Wednesday, November 9, 2016

November 8 and 9

Yesterday's post was supposed to be written after the announcement that Hilary Clinton had been elected as the first female president of the United States.  But that didn't happen and to be frank as the  night wore on and it becme clear that Hillary would not be our next president, I wasn't thinking about gratitude. I fell asleep before any official announcement was made but after I knew what the outcome was certain to be.  My sleep was fitful at best (I don't think Kevin slept a wink) and when I got up at 5:30 I felt like I needed another night of sleep.  I only stayed out of bed for five minutes before retreating back beneath the blankets where I sobbed and Kevin rubbed my back and there were no words .  Around 6:15 Kevin and I got up and made coffee because there was no way we could do this day without coffee.  We talked and read and Kevin wrote a letter to the girls about this election.  Morning Edition is our morning soundtrack but not today.  There was no news I was ready to process.   We let the girls sleep in an extra half hour because we knew they needed the sleep and breaking the news was something we were happy to put off for even just an extra 30 minutes.  When we finally.
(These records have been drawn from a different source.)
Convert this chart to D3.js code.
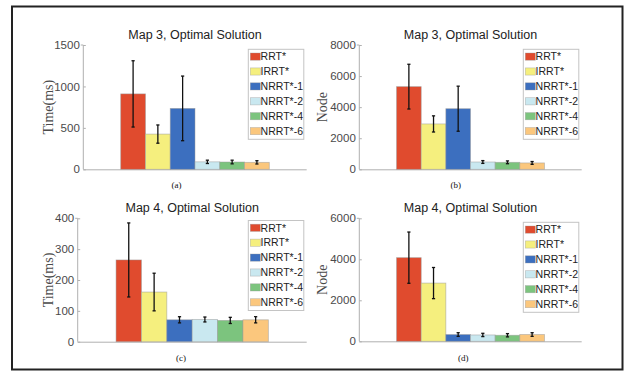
<!DOCTYPE html>
<html><head><meta charset="utf-8">
<script src="https://cdn.jsdelivr.net/npm/d3@7"></script>
<style>body{margin:0;background:#fff}svg{display:block}</style>
</head><body>
<svg id="c" width="625" height="372"></svg>
<script>
const series = ["RRT*","IRRT*","NRRT*-1","NRRT*-2","NRRT*-4","NRRT*-6"];
const colors = ["#E04B2E","#F5EF7E","#3C6FBF","#C9E8F0","#7CC47E","#FBC77D"];
const timeMap3 = [910,425,735,90,88,84];
const timeMap3Err = [400,110,390,20,22,20];
const nodeMap3 = [5320,2920,3900,470,450,410];
const nodeMap3Err = [1440,520,1450,90,90,90];
const timeMap4 = [265,161,71,72,69,71];
const timeMap4Err = [120,61,10,8,10,10];
const nodeMap4 = [4080,2840,330,310,295,330];
const nodeMap4Err = [1250,760,90,80,80,90];
const ticksTime3 = [0,500,1000,1500];
const ticksNode3 = [0,2000,4000,6000,8000];
const ticksTime4 = [0,100,200,300,400];
const ticksNode4 = [0,2000,4000,6000];

const panels = [
  {title:"Map 3, Optimal Solution", ylab:"Time(ms)", vals:timeMap3, err:timeMap3Err, ticks:ticksTime3, max:1500, sub:"(a)",
   x0:83.3, x1:306.7, yT:45, yB:169.3, labX:48, subX:176.5, subY:188, leg:[248.3,49.3]},
  {title:"Map 3, Optimal Solution", ylab:"Node", vals:nodeMap3, err:nodeMap3Err, ticks:ticksNode3, max:8000, sub:"(b)",
   x0:359.3, x1:581.7, yT:45, yB:169.3, labX:322, subX:455.7, subY:188, leg:[523.3,49.3]},
  {title:"Map 4, Optimal Solution", ylab:"Time(ms)", vals:timeMap4, err:timeMap4Err, ticks:ticksTime4, max:400, sub:"(c)",
   x0:77.7, x1:306.7, yT:218.3, yB:341.7, labX:48, subX:181, subY:360.5, leg:[248.3,220.5]},
  {title:"Map 4, Optimal Solution", ylab:"Node", vals:nodeMap4, err:nodeMap4Err, ticks:ticksNode4, max:6000, sub:"(d)",
   x0:359.3, x1:581.7, yT:218.3, yB:341.3, labX:322, subX:463.3, subY:360.5, leg:[523.3,222.3]}
];

const svg = d3.select("#c");
svg.append("rect").attr("x",12).attr("y",6.5).attr("width",610.5).attr("height",363)
  .attr("fill","none").attr("stroke","#222").attr("stroke-width",2);

panels.forEach(p => {
  const g = svg.append("g");
  const y = d3.scaleLinear().domain([0,p.max]).range([p.yB,p.yT]);
  const xAxis = d3.scaleLinear().domain([0,1]).range([p.x0,p.x1]);
  const band = d3.scaleBand().domain(series).range([xAxis(0.1675), xAxis(0.8325)]).padding(0);

  // axes
  const ya = g.append("g").attr("transform",`translate(${p.x0},0)`)
    .call(d3.axisLeft(y).tickValues(p.ticks).tickSize(-2.5).tickPadding(3.5).tickFormat(d3.format("d")));
  ya.select(".domain").attr("stroke","#b0b0b0").attr("stroke-width",1).attr("d",`M-2.5,${p.yT}H0V${p.yB}`);
  ya.selectAll(".tick line").attr("stroke","#b0b0b0");
  ya.selectAll(".tick text").attr("fill","#4a4a4a").style("font-family","Liberation Sans, Arial, sans-serif").style("font-size","11.5px");
  g.append("line").attr("x1",p.x0).attr("x2",p.x1).attr("y1",p.yB+0.5).attr("y2",p.yB+0.5)
    .attr("stroke","#b0b0b0").attr("stroke-width",1);

  // bars
  g.selectAll("rect.bar").data(p.vals).join("rect").attr("class","bar")
    .attr("x",(d,i)=>band(series[i])).attr("width",band.bandwidth())
    .attr("y",d=>y(d)).attr("height",d=>p.yB-y(d))
    .attr("fill",(d,i)=>colors[i]).attr("stroke","#9a9a9a").attr("stroke-opacity",0.6).attr("stroke-width",0.8);

  // error bars
  p.vals.forEach((v,i)=>{
    const cx = band(series[i]) + band.bandwidth()/2;
    const e = p.err[i];
    g.append("line").attr("x1",cx).attr("x2",cx).attr("y1",y(v+e)).attr("y2",y(v-e)).attr("stroke","#111").attr("stroke-width",1.3);
    [v+e,v-e].forEach(t=>g.append("line").attr("x1",cx-1.6).attr("x2",cx+1.6).attr("y1",y(t)).attr("y2",y(t)).attr("stroke","#111").attr("stroke-width",1.3));
  });

  // title
  g.append("text").attr("x",(p.x0+p.x1)/2).attr("y",p.yT-6.5).attr("text-anchor","middle")
    .style("font-family","Liberation Sans, Arial, sans-serif").style("font-size","12.5px").attr("fill","#222").text(p.title);

  // y label
  g.append("text").attr("transform",`translate(${p.labX},${(p.yT+p.yB)/2}) rotate(-90)`).attr("text-anchor","middle")
    .attr("dy","0.35em").style("font-family","Liberation Serif, Times New Roman, serif").style("font-size","14px").attr("fill","#4a4a4a").text(p.ylab);

  // sub label
  g.append("text").attr("x",p.subX).attr("y",p.subY).attr("text-anchor","middle")
    .style("font-family","Liberation Serif, Times New Roman, serif").style("font-size","9px").attr("fill","#111").text(p.sub);

  // legend
  const lx = p.leg[0], ly = p.leg[1];
  const lg = g.append("g");
  lg.append("rect").attr("x",lx).attr("y",ly).attr("width",55.5).attr("height",90).attr("fill","#fff").attr("stroke","#c4c4c4").attr("stroke-width",1);
  series.forEach((s,i)=>{
    const yy = ly + 7.3 + i*14.9;
    lg.append("rect").attr("x",lx+2).attr("y",yy-3.6).attr("width",10).attr("height",7.2)
      .attr("fill",colors[i]).attr("stroke","#9a9a9a").attr("stroke-opacity",0.6).attr("stroke-width",0.6);
    lg.append("text").attr("x",lx+12.3).attr("y",yy).attr("dy","0.36em")
      .style("font-family","Liberation Sans, Arial, sans-serif").style("font-size","10.5px").attr("fill","#222").text(s);
  });
});
</script>
</body></html>
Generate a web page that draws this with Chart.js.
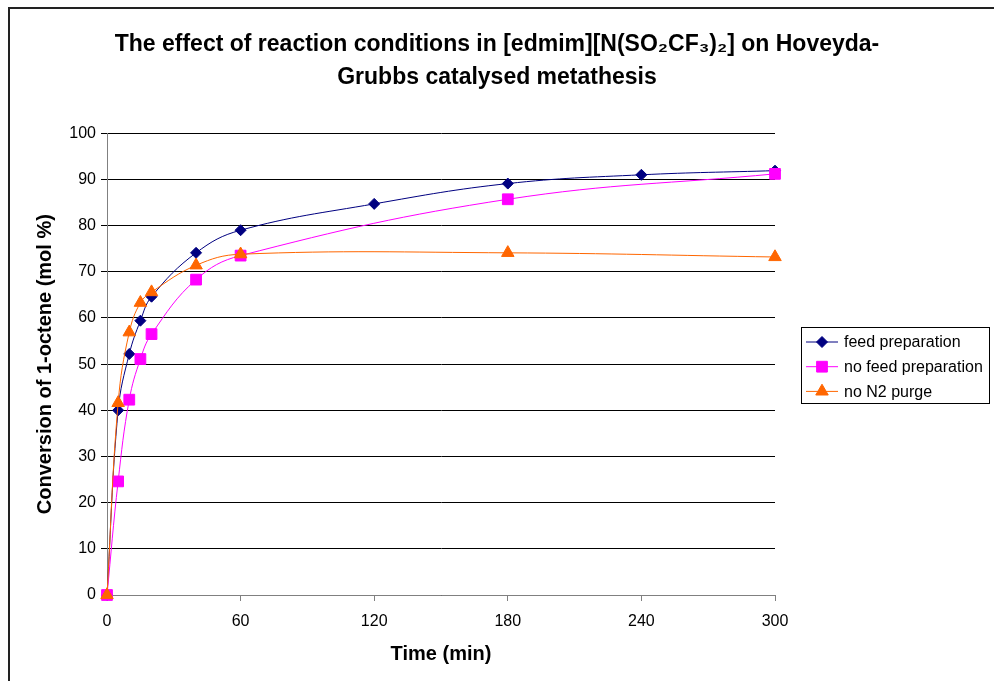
<!DOCTYPE html>
<html>
<head>
<meta charset="utf-8">
<title>Hoveyda-Grubbs metathesis</title>
<script src="https://cdn.jsdelivr.net/npm/chart.js@4/dist/chart.umd.min.js"></script>
<style>
  html, body { margin: 0; padding: 0; background: #fff; }
  #wrap { width: 994px; height: 681px; }
</style>
</head>
<body>
<div id="wrap"><canvas id="chart" width="994" height="681"></canvas></div>
<script>
// sampling times (min) and conversion (mol %)
const timesFeed = [0, 5, 10, 15, 20, 40, 60, 120, 180, 240, 300];
const feedPreparation = [0, 40.0, 52.2, 59.4, 64.6, 74.1, 79.0, 84.7, 89.1, 91.0, 91.9];

const timesNoFeed = [0, 5, 10, 15, 20, 40, 60, 180, 300];
const noFeedPreparation = [0, 24.6, 42.3, 51.1, 56.5, 68.3, 73.5, 85.7, 91.2];

const timesNoPurge = [0, 5, 10, 15, 20, 40, 60, 180, 300];
const noN2Purge = [0, 41.6, 56.9, 63.3, 65.6, 71.4, 73.8, 74.1, 73.2];

const seriesNames = ['feed preparation', 'no feed preparation', 'no N2 purge'];
const xTicks = [0, 60, 120, 180, 240, 300];

const FONT = "'Liberation Sans', Arial, Helvetica, sans-serif";

function pairs(xs, ys) {
  return xs.map((x, i) => ({ x: x, y: ys[i] }));
}

// outer frame (top and left edges only)
const frame = {
  id: 'frame',
  beforeDraw(chart) {
    const ctx = chart.ctx;
    ctx.save();
    ctx.fillStyle = '#fff';
    ctx.fillRect(0, 0, chart.width, chart.height);
    ctx.strokeStyle = '#222';
    ctx.lineWidth = 2;
    ctx.beginPath();
    ctx.moveTo(9, chart.height);
    ctx.lineTo(9, 8);
    ctx.lineTo(chart.width, 8);
    ctx.stroke();
    ctx.restore();
  }
};

// boxed legend with line + marker samples
const legendBox = {
  id: 'legendBox',
  afterDraw(chart) {
    const ctx = chart.ctx;
    ctx.save();
    ctx.strokeStyle = '#000';
    ctx.lineWidth = 1;
    ctx.strokeRect(801.5, 327.5, 188, 76);
    ctx.font = '16px ' + FONT;
    ctx.textBaseline = 'middle';
    chart.data.datasets.forEach((ds, i) => {
      const y = 342 + i * 24.7;
      ctx.strokeStyle = ds.borderColor;
      ctx.lineWidth = 1;
      ctx.beginPath();
      ctx.moveTo(806, y);
      ctx.lineTo(838, y);
      ctx.stroke();
      ctx.fillStyle = ds.pointBackgroundColor;
      ctx.strokeStyle = ds.pointBorderColor;
      Chart.helpers.drawPoint(ctx, {
        pointStyle: ds.pointStyle,
        radius: ds.pointRadius,
        borderWidth: 1,
        rotation: 0
      }, 822, y);
      ctx.fillStyle = '#000';
      ctx.fillText(ds.label, 844, y + 1);
    });
    ctx.restore();
  }
};

const ctx = document.getElementById('chart').getContext('2d');

new Chart(ctx, {
  type: 'line',
  data: {
    datasets: [{
      label: seriesNames[0],
      data: pairs(timesFeed, feedPreparation),
      borderColor: '#000080',
      backgroundColor: '#000080',
      pointBackgroundColor: '#000080',
      pointBorderColor: '#000080',
      pointStyle: 'rectRot',
      pointRadius: 5.5,
      borderWidth: 1,
      tension: 0.4,
      clip: false,
      order: 3
    }, {
      label: seriesNames[1],
      data: pairs(timesNoFeed, noFeedPreparation),
      borderColor: '#FF00FF',
      backgroundColor: '#FF00FF',
      pointBackgroundColor: '#FF00FF',
      pointBorderColor: '#FF00FF',
      pointStyle: 'rect',
      pointRadius: 7.6,
      borderWidth: 1,
      tension: 0.4,
      clip: false,
      order: 2
    }, {
      label: seriesNames[2],
      data: pairs(timesNoPurge, noN2Purge),
      borderColor: '#FF6600',
      backgroundColor: '#FF6600',
      pointBackgroundColor: '#FF6600',
      pointBorderColor: '#FF6600',
      pointStyle: 'triangle',
      pointRadius: 7.2,
      borderWidth: 1,
      tension: 0.4,
      clip: false,
      order: 1
    }]
  },
  options: {
    responsive: false,
    animation: false,
    layout: { padding: 0 },
    plugins: {
      legend: { display: false },
      tooltip: { enabled: false },
      title: {
        display: true,
        text: ['The effect of reaction conditions in [edmim][N(SO\u2082CF\u2083)\u2082] on Hoveyda-',
               'Grubbs catalysed metathesis'],
        color: '#000',
        font: { family: FONT, size: 23, weight: 'bold', lineHeight: 1.44 },
        padding: { top: 28, bottom: 39 }
      }
    },
    scales: {
      x: {
        type: 'linear',
        min: 0,
        max: 300,
        afterFit(scale) { scale.height = 86; },
        afterBuildTicks(scale) { scale.ticks = xTicks.map(v => ({ value: v })); },
        grid: { drawOnChartArea: false, drawTicks: true, tickLength: 6, color: '#808080' },
        border: { color: '#808080', width: 1 },
        ticks: { color: '#000', padding: 11, maxRotation: 0, font: { family: FONT, size: 16 } },
        title: {
          display: true,
          text: 'Time (min)',
          color: '#000',
          font: { family: FONT, size: 20, weight: 'bold' },
          padding: { top: 0, bottom: 15 }
        }
      },
      y: {
        min: 0,
        max: 100,
        afterFit(scale) { scale.width = 107; },
        grid: { color: '#000', tickLength: 6, lineWidth: 1 },
        border: { color: '#808080', width: 1 },
        ticks: { stepSize: 10, color: '#000', padding: 5, font: { family: FONT, size: 16 } },
        title: {
          display: true,
          text: 'Conversion of 1-octene (mol %)',
          color: '#000',
          font: { family: FONT, size: 20, weight: 'bold' },
          padding: { top: 33, bottom: 0 }
        }
      },
      // empty right-hand axis that keeps room for the legend box
      legendSpace: {
        type: 'linear',
        position: 'right',
        afterFit(scale) { scale.width = 219; },
        grid: { display: false, drawTicks: false },
        border: { display: false },
        ticks: { display: false }
      }
    }
  },
  plugins: [frame, legendBox]
});
</script>
</body>
</html>
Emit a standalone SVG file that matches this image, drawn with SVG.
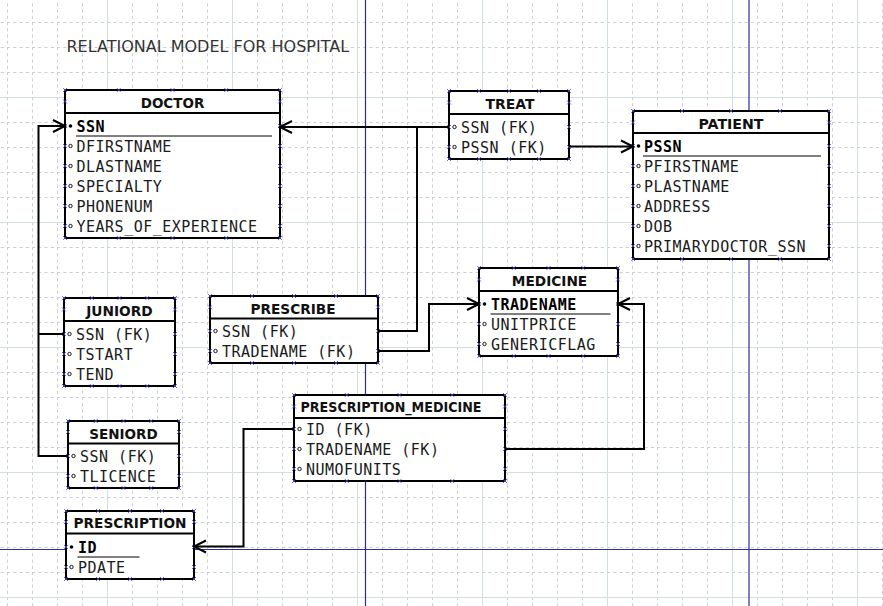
<svg xmlns="http://www.w3.org/2000/svg" width="883" height="606" viewBox="0 0 883 606">
<defs>
<style>
.box{fill:#fff;stroke:#000;stroke-width:2}
.sep{stroke:#000;stroke-width:2}
.hd{font-family:"DejaVu Sans",sans-serif;font-weight:bold;font-size:13.8px;text-anchor:middle;fill:#111}
.at{font-family:"DejaVu Sans Mono",monospace;font-size:15px;letter-spacing:.5px;fill:#1a1a1a}
.key{font-family:"DejaVu Sans Mono",monospace;font-size:15px;letter-spacing:.5px;font-weight:bold;fill:#000}
.ul{stroke:#000;stroke-width:1}
.fk{fill:#fff;stroke:#000;stroke-width:.9}
.pk{fill:#000}
.cps{fill:none;stroke:none;marker-start:url(#cpm);marker-mid:url(#cpm);marker-end:url(#cpm)}
.conn{fill:none;stroke:#000;stroke-width:2}
.arr{marker-end:url(#arrow)}
.page{stroke:#2c2c9c;stroke-width:1.2}
.gsolid{stroke:#d3dfdf;stroke-width:1}
</style>
<pattern id="grid" patternUnits="userSpaceOnUse" x="7" y="22" width="25" height="25">
<path d="M0.5,0V25M0,0.5H25" fill="none" stroke="#c9cfd2" stroke-width="1" stroke-dasharray="3.125 3.125"/>
</pattern>
<marker id="cpm" markerUnits="userSpaceOnUse" markerWidth="8" markerHeight="8" refX="4" refY="4" overflow="visible">
<path d="M2,2L6,6M2,6L6,2" stroke="#4a4ad2" stroke-width=".8" fill="none"/>
</marker>
<marker id="arrow" markerUnits="userSpaceOnUse" markerWidth="16" markerHeight="16" refX="0" refY="0" orient="auto" overflow="visible">
<path d="M-12,-6L0,0L-12,6" fill="none" stroke="#000" stroke-width="2"/>
</marker>
</defs>
<g id="background">
<rect width="883" height="606" fill="#fff"/>
<rect width="883" height="606" fill="url(#grid)"/>
<path class="gsolid" d="M107.5,0V606M232.5,0V606M357.5,0V606M482.5,0V606M607.5,0V606M732.5,0V606M857.5,0V606M0,97.5H883M0,222.5H883M0,347.5H883M0,472.5H883M0,597.5H883"/>
<path class="page" d="M365.5,0V606M749,0V606M0,549.5H883"/>
</g>
<text x="66.5" y="52" font-family="DejaVu Sans, sans-serif" font-size="16" fill="#333">RELATIONAL MODEL FOR HOSPITAL</text>

<g id="doctor">
<rect class="box" x="65" y="90" width="215" height="148"/>
<line class="sep" x1="65" y1="113" x2="280" y2="113"/>
<text class="hd" x="172.5" y="108" textLength="63.5" lengthAdjust="spacingAndGlyphs">DOCTOR</text>
<circle class="pk" cx="70.5" cy="126" r="1.8"/>
<text class="key" x="76.5" y="132">SSN</text>
<line class="ul" x1="76" y1="136" x2="272" y2="136"/>
<circle class="fk" cx="70.5" cy="146" r="1.7"/><text class="at" x="76.5" y="152">DFIRSTNAME</text>
<circle class="fk" cx="70.5" cy="166" r="1.7"/><text class="at" x="76.5" y="172">DLASTNAME</text>
<circle class="fk" cx="70.5" cy="186" r="1.7"/><text class="at" x="76.5" y="192">SPECIALTY</text>
<circle class="fk" cx="70.5" cy="206" r="1.7"/><text class="at" x="76.5" y="212">PHONENUM</text>
<circle class="fk" cx="70.5" cy="226" r="1.7"/><text class="at" x="76.5" y="232">YEARS_OF_EXPERIENCE</text>
<polyline class="cps" points="65,90 118.75,90 172.5,90 226.25,90 280,90 280,101.5 280,126 280,146 280,166 280,186 280,206 280,226 280,238 226.25,238 172.5,238 118.75,238 65,238 65,226 65,206 65,186 65,166 65,146 65,126 65,101.5"/>
</g>

<g id="treat">
<rect class="box" x="449" y="91" width="120" height="68"/>
<line class="sep" x1="449" y1="114" x2="569" y2="114"/>
<text class="hd" x="510" y="109" textLength="49" lengthAdjust="spacingAndGlyphs">TREAT</text>
<circle class="fk" cx="454.5" cy="127" r="1.7"/><text class="at" x="461" y="133">SSN (FK)</text>
<circle class="fk" cx="454.5" cy="147" r="1.7"/><text class="at" x="461" y="153">PSSN (FK)</text>
<polyline class="cps" points="449,91 479,91 509,91 539,91 569,91 569,102.5 569,127 569,147 569,159 539,159 509,159 479,159 449,159 449,147 449,127 449,102.5"/>
</g>

<g id="patient">
<rect class="box" x="633" y="111" width="196" height="148"/>
<line class="sep" x1="633" y1="133" x2="829" y2="133"/>
<text class="hd" x="731" y="129" textLength="65" lengthAdjust="spacingAndGlyphs">PATIENT</text>
<circle class="pk" cx="638.5" cy="146" r="1.8"/>
<text class="key" x="644" y="152">PSSN</text>
<line class="ul" x1="643" y1="156" x2="821" y2="156"/>
<circle class="fk" cx="638.5" cy="166" r="1.7"/><text class="at" x="644" y="172">PFIRSTNAME</text>
<circle class="fk" cx="638.5" cy="186" r="1.7"/><text class="at" x="644" y="192">PLASTNAME</text>
<circle class="fk" cx="638.5" cy="206" r="1.7"/><text class="at" x="644" y="212">ADDRESS</text>
<circle class="fk" cx="638.5" cy="226" r="1.7"/><text class="at" x="644" y="232">DOB</text>
<circle class="fk" cx="638.5" cy="246" r="1.7"/><text class="at" x="644" y="252">PRIMARYDOCTOR_SSN</text>
<polyline class="cps" points="633,111 682,111 731,111 780,111 829,111 829,122.5 829,146 829,166 829,186 829,206 829,226 829,246 829,259 780,259 731,259 682,259 633,259 633,246 633,226 633,206 633,186 633,166 633,146 633,122.5"/>
</g>

<g id="medicine">
<rect class="box" x="479" y="268" width="139" height="88"/>
<line class="sep" x1="479" y1="291" x2="618" y2="291"/>
<text class="hd" x="549.5" y="286" textLength="75.5" lengthAdjust="spacingAndGlyphs">MEDICINE</text>
<circle class="pk" cx="484.5" cy="304" r="1.8"/>
<text class="key" x="491" y="310">TRADENAME</text>
<line class="ul" x1="490.5" y1="314" x2="610.5" y2="314"/>
<circle class="fk" cx="484.5" cy="324" r="1.7"/><text class="at" x="491" y="330">UNITPRICE</text>
<circle class="fk" cx="484.5" cy="344" r="1.7"/><text class="at" x="491" y="350">GENERICFLAG</text>
<polyline class="cps" points="479,268 513.75,268 548.5,268 583.25,268 618,268 618,279.5 618,304 618,324 618,344 618,356 583.25,356 548.5,356 513.75,356 479,356 479,344 479,324 479,304 479,279.5"/>
</g>

<g id="juniord">
<rect class="box" x="64" y="298" width="111" height="88"/>
<line class="sep" x1="64" y1="321" x2="175" y2="321"/>
<text class="hd" x="119.5" y="316" textLength="66.5" lengthAdjust="spacingAndGlyphs">JUNIORD</text>
<circle class="fk" cx="69.5" cy="334" r="1.7"/><text class="at" x="76" y="340">SSN (FK)</text>
<circle class="fk" cx="69.5" cy="354" r="1.7"/><text class="at" x="76" y="360">TSTART</text>
<circle class="fk" cx="69.5" cy="374" r="1.7"/><text class="at" x="76" y="380">TEND</text>
<polyline class="cps" points="64,298 91.75,298 119.5,298 147.25,298 175,298 175,309.5 175,334 175,354 175,374 175,386 147.25,386 119.5,386 91.75,386 64,386 64,374 64,354 64,334 64,309.5"/>
</g>

<g id="prescribe">
<rect class="box" x="210" y="296" width="168" height="67"/>
<line class="sep" x1="210" y1="318.5" x2="378" y2="318.5"/>
<text class="hd" x="293" y="313.5" textLength="85" lengthAdjust="spacingAndGlyphs">PRESCRIBE</text>
<circle class="fk" cx="215.5" cy="331" r="1.7"/><text class="at" x="222" y="337">SSN (FK)</text>
<circle class="fk" cx="215.5" cy="351" r="1.7"/><text class="at" x="222" y="357">TRADENAME (FK)</text>
<polyline class="cps" points="210,296 252,296 294,296 336,296 378,296 378,307.25 378,331 378,351 378,363 336,363 294,363 252,363 210,363 210,351 210,331 210,307.25"/>
</g>

<g id="prescription_medicine">
<rect class="box" x="294" y="395" width="211" height="86"/>
<line class="sep" x1="294" y1="418" x2="505" y2="418"/>
<text class="hd" x="391" y="412" textLength="181" lengthAdjust="spacingAndGlyphs">PRESCRIPTION_MEDICINE</text>
<circle class="fk" cx="299.5" cy="429" r="1.7"/><text class="at" x="306" y="435">ID (FK)</text>
<circle class="fk" cx="299.5" cy="449" r="1.7"/><text class="at" x="306" y="455">TRADENAME (FK)</text>
<circle class="fk" cx="299.5" cy="469" r="1.7"/><text class="at" x="306" y="475">NUMOFUNITS</text>
<polyline class="cps" points="294,395 346.75,395 399.5,395 452.25,395 505,395 505,406.5 505,429 505,449 505,469 505,481 452.25,481 399.5,481 346.75,481 294,481 294,469 294,449 294,429 294,406.5"/>
</g>

<g id="seniord">
<rect class="box" x="68" y="421" width="111" height="67"/>
<line class="sep" x1="68" y1="443.5" x2="179" y2="443.5"/>
<text class="hd" x="123.5" y="439" textLength="68.5" lengthAdjust="spacingAndGlyphs">SENIORD</text>
<circle class="fk" cx="73.5" cy="456" r="1.7"/><text class="at" x="80" y="462">SSN (FK)</text>
<circle class="fk" cx="73.5" cy="476" r="1.7"/><text class="at" x="80" y="482">TLICENCE</text>
<polyline class="cps" points="68,421 95.75,421 123.5,421 151.25,421 179,421 179,432 179,456 179,476 179,488 151.25,488 123.5,488 95.75,488 68,488 68,476 68,456 68,432"/>
</g>

<g id="prescription">
<rect class="box" x="66" y="511" width="128" height="68"/>
<line class="sep" x1="66" y1="533.5" x2="194" y2="533.5"/>
<text class="hd" x="130" y="528" textLength="113" lengthAdjust="spacingAndGlyphs">PRESCRIPTION</text>
<circle class="pk" cx="71.5" cy="547" r="1.8"/>
<text class="key" x="78" y="553">ID</text>
<line class="ul" x1="77.5" y1="557" x2="139.5" y2="557"/>
<circle class="fk" cx="71.5" cy="567" r="1.7"/><text class="at" x="78" y="573">PDATE</text>
<polyline class="cps" points="66,511 98,511 130,511 162,511 194,511 194,522 194,547 194,567 194,579 162,579 130,579 98,579 66,579 66,567 66,547 66,522"/>
</g>

<g id="connectors">
<path class="conn arr" d="M449,127H280"/>
<path class="conn" d="M378,331H417V127"/>
<path class="conn arr" d="M569,146.5H633"/>
<path class="conn arr" d="M378,351H429V304H479"/>
<path class="conn arr" d="M505,449H644V304H618"/>
<path class="conn arr" d="M294,429H243.5V546.5H194"/>
<path class="conn arr" d="M68,456H38.5V126H65"/>
<path class="conn" d="M38.5,334H64"/>
</g>
</svg>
Woke them the older girls were shocked.  I'm not going to share their complete reactions, or comments because at  almost 11 and 13 I want them to know they can process life without me oversharing.  I will say this, their eyes, their disappointment and their questions have hurt all day.  I suspect I will remember this morning ad how it felt for years to come. Today was hard.  Today I'm grateful to know that It won't always feel like this.


1 comment:

Grandma said...

This made me cry. I was so glad we talked today. It made me realize we will all get through this together.